There were further ones by Judges that copied this order and there was no hearing at any of them. So the most obvious is the response was Mr Justice Males who copied the 06/08/2014 almost to the letter no hearing. However British Gas has got their way again as Mr.Justice Jay placed a civil restraining order on me. I make 4 applications BG makes 10 two of which two were for a restraint order and I am the bad guy. The first application for a restraint order was refused by HHJ Godsmark in January 2015 with costs that BG managed to get my costs struck out with ease as the Court favoured BG at all times. Mr Justice Jay did not even give scant attention to the evidence presented.
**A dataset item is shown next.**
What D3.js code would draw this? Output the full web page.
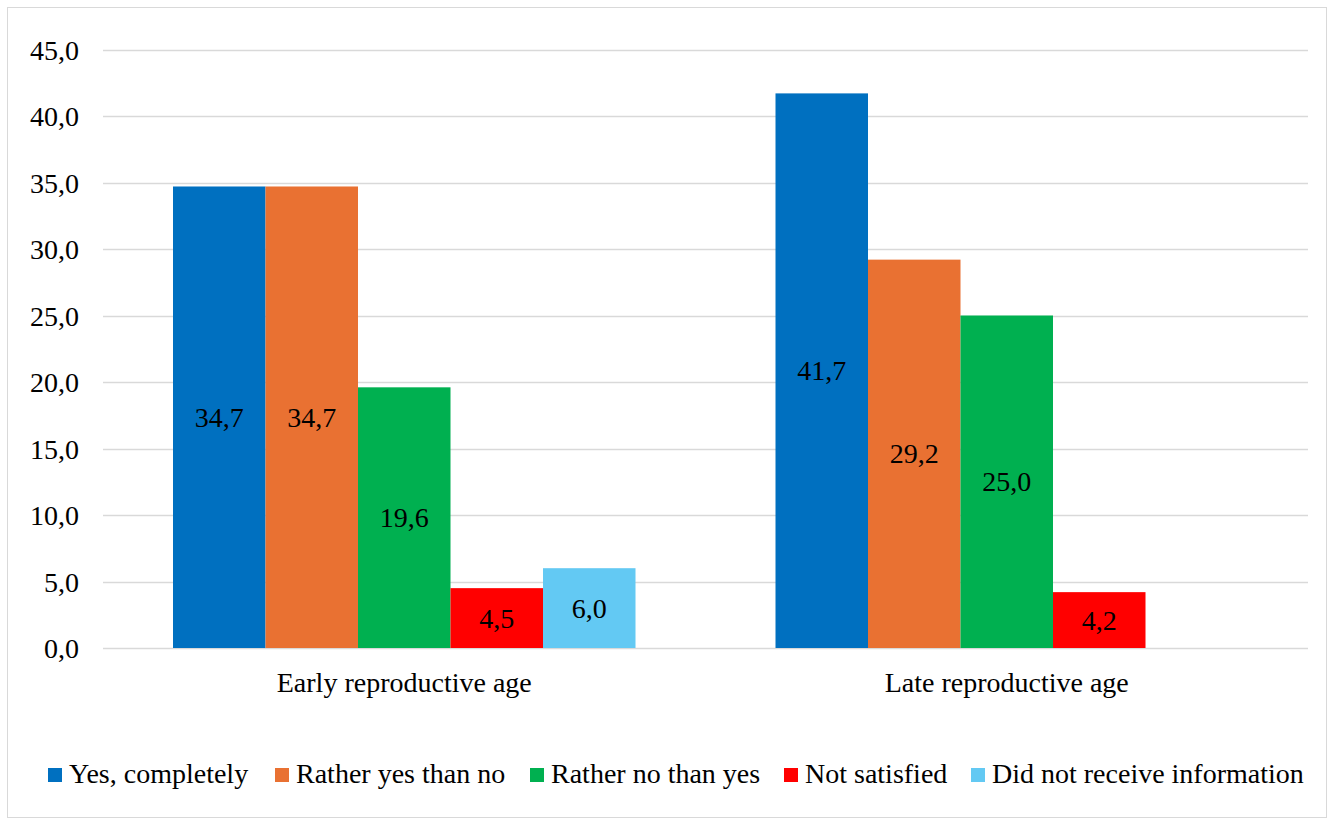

However I should not be surprised this been the same of the case before DJ Hale, DDJ Roberts, HHJ Godsmark Recorder Le Poidevin DJ Millard DJ Macmillan and now Mr Justice Jay.

I now enclose the transcript of the Judgement of the DJ MacMillan hearing not included in the original bundle with a suggestion of the passages the judge should read.

I also include a revised version of the passages the Judge should read in the whole hearing transcript supplied with my appellants notice that replaces the one supplied with my notice of appeal in my original bundle.

As I write this I am awaiting the transcript of the Mr Justice Jay hearing that I will appeal to the CAC or Supreme Court or maybe to further proof of the discrimination dealt out to me by injustice policy of the Judiciary in the County Court at Nottingham in which my human rights are decimated.

Needless to say justice is not available to me in Nottingham County Court and I am not allowed to leave for 3 years to date. Exactly like British Gas did for 7 years and the County Court for 3 years that is still currently work in progress.

J K Browne

PS: This matter is an open and shut case so why have a hearing at all. At least 6 orders were made by Judges on their own violation without a hearing. This hearing is clearly to find a way out for British Gas and penalise J K Browne by the use of smoke and mirrors. Mr Browne must not be allowed to win. This is the type of thing found in Nazi Germany in World War 2. One rule for British Gas and the officers of the Court and another for the LIP defendant who must be stopped by all possible means. Or is it possible that the officers of the court without principle find an angle that the Court will be happy to agree with.